EXERCISE GOAL - In your copy, include every line of the listing below exactly but none of the pictures.

*** DATASET EXTRACT ***

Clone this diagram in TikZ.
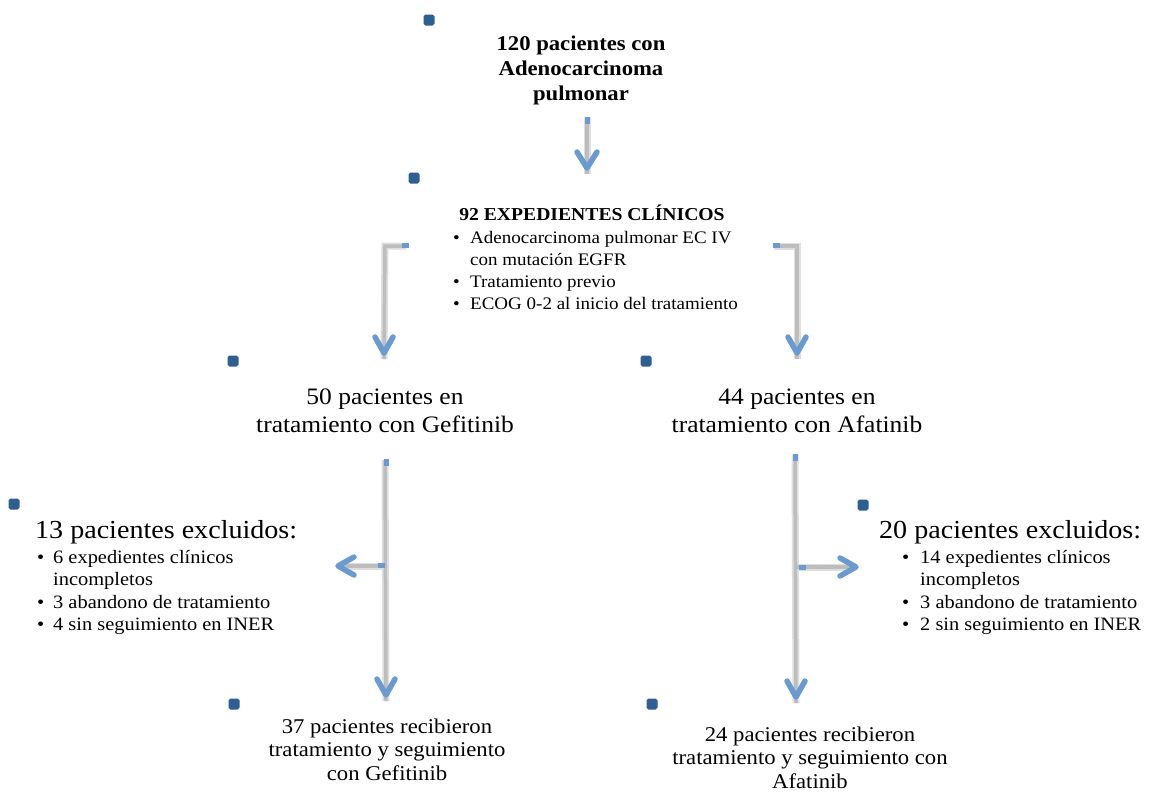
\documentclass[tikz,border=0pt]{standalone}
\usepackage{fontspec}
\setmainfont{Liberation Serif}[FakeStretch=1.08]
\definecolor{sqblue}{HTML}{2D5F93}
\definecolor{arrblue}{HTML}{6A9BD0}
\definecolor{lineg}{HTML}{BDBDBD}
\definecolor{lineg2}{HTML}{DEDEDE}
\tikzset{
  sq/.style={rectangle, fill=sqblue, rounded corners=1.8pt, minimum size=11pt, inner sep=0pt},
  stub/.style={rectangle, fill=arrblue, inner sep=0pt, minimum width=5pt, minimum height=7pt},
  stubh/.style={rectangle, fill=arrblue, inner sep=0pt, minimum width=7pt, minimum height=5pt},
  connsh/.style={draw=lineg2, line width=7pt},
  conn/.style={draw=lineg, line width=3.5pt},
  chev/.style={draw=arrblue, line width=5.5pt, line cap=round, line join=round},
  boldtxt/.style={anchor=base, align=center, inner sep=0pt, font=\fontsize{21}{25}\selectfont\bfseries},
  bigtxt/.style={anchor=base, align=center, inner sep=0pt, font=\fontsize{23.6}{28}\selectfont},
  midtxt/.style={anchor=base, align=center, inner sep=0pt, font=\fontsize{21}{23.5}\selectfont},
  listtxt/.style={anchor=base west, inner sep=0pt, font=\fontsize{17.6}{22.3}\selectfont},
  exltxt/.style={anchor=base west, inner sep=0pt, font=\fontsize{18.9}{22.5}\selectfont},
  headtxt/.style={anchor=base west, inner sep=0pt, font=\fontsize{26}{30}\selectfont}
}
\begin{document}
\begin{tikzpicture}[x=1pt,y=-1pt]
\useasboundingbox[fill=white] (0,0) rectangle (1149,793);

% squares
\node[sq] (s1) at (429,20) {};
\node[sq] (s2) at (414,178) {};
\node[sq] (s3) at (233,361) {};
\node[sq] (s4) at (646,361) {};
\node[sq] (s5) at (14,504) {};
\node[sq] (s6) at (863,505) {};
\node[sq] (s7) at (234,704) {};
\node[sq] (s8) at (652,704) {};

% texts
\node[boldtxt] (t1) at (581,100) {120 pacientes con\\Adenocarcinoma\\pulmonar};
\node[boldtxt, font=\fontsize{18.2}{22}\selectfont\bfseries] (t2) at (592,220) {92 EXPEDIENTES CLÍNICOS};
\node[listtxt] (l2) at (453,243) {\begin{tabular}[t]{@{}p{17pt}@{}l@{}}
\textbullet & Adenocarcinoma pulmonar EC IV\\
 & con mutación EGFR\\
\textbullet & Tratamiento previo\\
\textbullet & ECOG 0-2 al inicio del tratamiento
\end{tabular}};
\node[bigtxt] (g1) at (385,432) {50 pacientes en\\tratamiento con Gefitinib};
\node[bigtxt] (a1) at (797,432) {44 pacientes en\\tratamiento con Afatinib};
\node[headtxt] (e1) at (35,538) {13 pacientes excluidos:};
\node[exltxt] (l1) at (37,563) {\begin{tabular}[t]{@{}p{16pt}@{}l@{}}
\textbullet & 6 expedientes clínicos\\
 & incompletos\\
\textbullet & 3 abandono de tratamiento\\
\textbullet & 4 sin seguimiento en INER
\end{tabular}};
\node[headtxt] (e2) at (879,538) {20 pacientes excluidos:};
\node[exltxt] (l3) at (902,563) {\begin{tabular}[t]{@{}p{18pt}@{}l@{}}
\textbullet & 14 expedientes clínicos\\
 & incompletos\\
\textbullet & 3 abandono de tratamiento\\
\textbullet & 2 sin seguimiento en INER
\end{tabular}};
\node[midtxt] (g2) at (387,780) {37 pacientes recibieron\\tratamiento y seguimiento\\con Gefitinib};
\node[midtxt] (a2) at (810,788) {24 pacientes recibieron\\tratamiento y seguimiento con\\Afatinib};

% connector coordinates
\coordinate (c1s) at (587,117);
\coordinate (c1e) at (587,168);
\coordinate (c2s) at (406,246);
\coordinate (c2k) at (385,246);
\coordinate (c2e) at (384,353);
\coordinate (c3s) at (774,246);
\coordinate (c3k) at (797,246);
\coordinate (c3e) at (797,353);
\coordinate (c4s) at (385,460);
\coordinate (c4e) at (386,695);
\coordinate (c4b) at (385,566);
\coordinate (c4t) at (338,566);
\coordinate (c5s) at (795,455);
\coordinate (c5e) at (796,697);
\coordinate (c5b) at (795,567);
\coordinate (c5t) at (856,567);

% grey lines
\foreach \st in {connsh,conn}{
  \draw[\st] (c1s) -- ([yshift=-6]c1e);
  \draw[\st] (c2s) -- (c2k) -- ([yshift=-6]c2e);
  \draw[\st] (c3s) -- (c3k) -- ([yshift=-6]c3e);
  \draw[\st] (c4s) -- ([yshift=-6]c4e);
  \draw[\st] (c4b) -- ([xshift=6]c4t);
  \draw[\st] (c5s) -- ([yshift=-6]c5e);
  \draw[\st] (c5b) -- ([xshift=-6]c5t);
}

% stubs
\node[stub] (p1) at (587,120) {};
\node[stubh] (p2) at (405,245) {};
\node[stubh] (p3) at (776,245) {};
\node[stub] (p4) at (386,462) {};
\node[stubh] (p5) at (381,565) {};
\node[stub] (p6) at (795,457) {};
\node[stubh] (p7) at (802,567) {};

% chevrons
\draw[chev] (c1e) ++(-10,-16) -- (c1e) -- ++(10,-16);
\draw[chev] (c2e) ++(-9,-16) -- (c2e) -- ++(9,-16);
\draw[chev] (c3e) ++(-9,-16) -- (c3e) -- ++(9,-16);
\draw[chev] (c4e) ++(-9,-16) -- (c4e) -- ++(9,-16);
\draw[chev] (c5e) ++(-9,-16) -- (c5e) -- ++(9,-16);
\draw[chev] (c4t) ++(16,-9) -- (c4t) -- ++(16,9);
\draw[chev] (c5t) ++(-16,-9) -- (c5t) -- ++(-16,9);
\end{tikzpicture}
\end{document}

***

RESPONSE TO THIS TASK -
Clone this diagram in TikZ.
\documentclass[tikz,border=0pt]{standalone}
\usepackage{fontspec}
\setmainfont{Liberation Serif}[FakeStretch=1.08]
\definecolor{sqblue}{HTML}{2D5F93}
\definecolor{arrblue}{HTML}{6A9BD0}
\definecolor{lineg}{HTML}{BDBDBD}
\definecolor{lineg2}{HTML}{DEDEDE}
\tikzset{
  sq/.style={rectangle, fill=sqblue, rounded corners=1.8pt, minimum size=11pt, inner sep=0pt},
  stub/.style={rectangle, fill=arrblue, inner sep=0pt, minimum width=5pt, minimum height=7pt},
  stubh/.style={rectangle, fill=arrblue, inner sep=0pt, minimum width=7pt, minimum height=5pt},
  connsh/.style={draw=lineg2, line width=7pt},
  conn/.style={draw=lineg, line width=3.5pt},
  chev/.style={draw=arrblue, line width=5.5pt, line cap=round, line join=round},
  boldtxt/.style={anchor=base, align=center, inner sep=0pt, font=\fontsize{21}{25}\selectfont\bfseries},
  bigtxt/.style={anchor=base, align=center, inner sep=0pt, font=\fontsize{23.6}{28}\selectfont},
  midtxt/.style={anchor=base, align=center, inner sep=0pt, font=\fontsize{21}{23.5}\selectfont},
  listtxt/.style={anchor=base west, inner sep=0pt, font=\fontsize{17.6}{22.3}\selectfont},
  exltxt/.style={anchor=base west, inner sep=0pt, font=\fontsize{18.9}{22.5}\selectfont},
  headtxt/.style={anchor=base west, inner sep=0pt, font=\fontsize{26}{30}\selectfont}
}
\begin{document}
\begin{tikzpicture}[x=1pt,y=-1pt]
\useasboundingbox[fill=white] (0,0) rectangle (1149,793);

% squares
\node[sq] (s1) at (429,20) {};
\node[sq] (s2) at (414,178) {};
\node[sq] (s3) at (233,361) {};
\node[sq] (s4) at (646,361) {};
\node[sq] (s5) at (14,504) {};
\node[sq] (s6) at (863,505) {};
\node[sq] (s7) at (234,704) {};
\node[sq] (s8) at (652,704) {};

% texts
\node[boldtxt] (t1) at (581,100) {120 pacientes con\\Adenocarcinoma\\pulmonar};
\node[boldtxt, font=\fontsize{18.2}{22}\selectfont\bfseries] (t2) at (592,220) {92 EXPEDIENTES CLÍNICOS};
\node[listtxt] (l2) at (453,243) {\begin{tabular}[t]{@{}p{17pt}@{}l@{}}
\textbullet & Adenocarcinoma pulmonar EC IV\\
 & con mutación EGFR\\
\textbullet & Tratamiento previo\\
\textbullet & ECOG 0-2 al inicio del tratamiento
\end{tabular}};
\node[bigtxt] (g1) at (385,432) {50 pacientes en\\tratamiento con Gefitinib};
\node[bigtxt] (a1) at (797,432) {44 pacientes en\\tratamiento con Afatinib};
\node[headtxt] (e1) at (35,538) {13 pacientes excluidos:};
\node[exltxt] (l1) at (37,563) {\begin{tabular}[t]{@{}p{16pt}@{}l@{}}
\textbullet & 6 expedientes clínicos\\
 & incompletos\\
\textbullet & 3 abandono de tratamiento\\
\textbullet & 4 sin seguimiento en INER
\end{tabular}};
\node[headtxt] (e2) at (879,538) {20 pacientes excluidos:};
\node[exltxt] (l3) at (902,563) {\begin{tabular}[t]{@{}p{18pt}@{}l@{}}
\textbullet & 14 expedientes clínicos\\
 & incompletos\\
\textbullet & 3 abandono de tratamiento\\
\textbullet & 2 sin seguimiento en INER
\end{tabular}};
\node[midtxt] (g2) at (387,780) {37 pacientes recibieron\\tratamiento y seguimiento\\con Gefitinib};
\node[midtxt] (a2) at (810,788) {24 pacientes recibieron\\tratamiento y seguimiento con\\Afatinib};

% connector coordinates
\coordinate (c1s) at (587,117);
\coordinate (c1e) at (587,168);
\coordinate (c2s) at (406,246);
\coordinate (c2k) at (385,246);
\coordinate (c2e) at (384,353);
\coordinate (c3s) at (774,246);
\coordinate (c3k) at (797,246);
\coordinate (c3e) at (797,353);
\coordinate (c4s) at (385,460);
\coordinate (c4e) at (386,695);
\coordinate (c4b) at (385,566);
\coordinate (c4t) at (338,566);
\coordinate (c5s) at (795,455);
\coordinate (c5e) at (796,697);
\coordinate (c5b) at (795,567);
\coordinate (c5t) at (856,567);

% grey lines
\foreach \st in {connsh,conn}{
  \draw[\st] (c1s) -- ([yshift=-6]c1e);
  \draw[\st] (c2s) -- (c2k) -- ([yshift=-6]c2e);
  \draw[\st] (c3s) -- (c3k) -- ([yshift=-6]c3e);
  \draw[\st] (c4s) -- ([yshift=-6]c4e);
  \draw[\st] (c4b) -- ([xshift=6]c4t);
  \draw[\st] (c5s) -- ([yshift=-6]c5e);
  \draw[\st] (c5b) -- ([xshift=-6]c5t);
}

% stubs
\node[stub] (p1) at (587,120) {};
\node[stubh] (p2) at (405,245) {};
\node[stubh] (p3) at (776,245) {};
\node[stub] (p4) at (386,462) {};
\node[stubh] (p5) at (381,565) {};
\node[stub] (p6) at (795,457) {};
\node[stubh] (p7) at (802,567) {};

% chevrons
\draw[chev] (c1e) ++(-10,-16) -- (c1e) -- ++(10,-16);
\draw[chev] (c2e) ++(-9,-16) -- (c2e) -- ++(9,-16);
\draw[chev] (c3e) ++(-9,-16) -- (c3e) -- ++(9,-16);
\draw[chev] (c4e) ++(-9,-16) -- (c4e) -- ++(9,-16);
\draw[chev] (c5e) ++(-9,-16) -- (c5e) -- ++(9,-16);
\draw[chev] (c4t) ++(16,-9) -- (c4t) -- ++(16,9);
\draw[chev] (c5t) ++(-16,-9) -- (c5t) -- ++(-16,9);
\end{tikzpicture}
\end{document}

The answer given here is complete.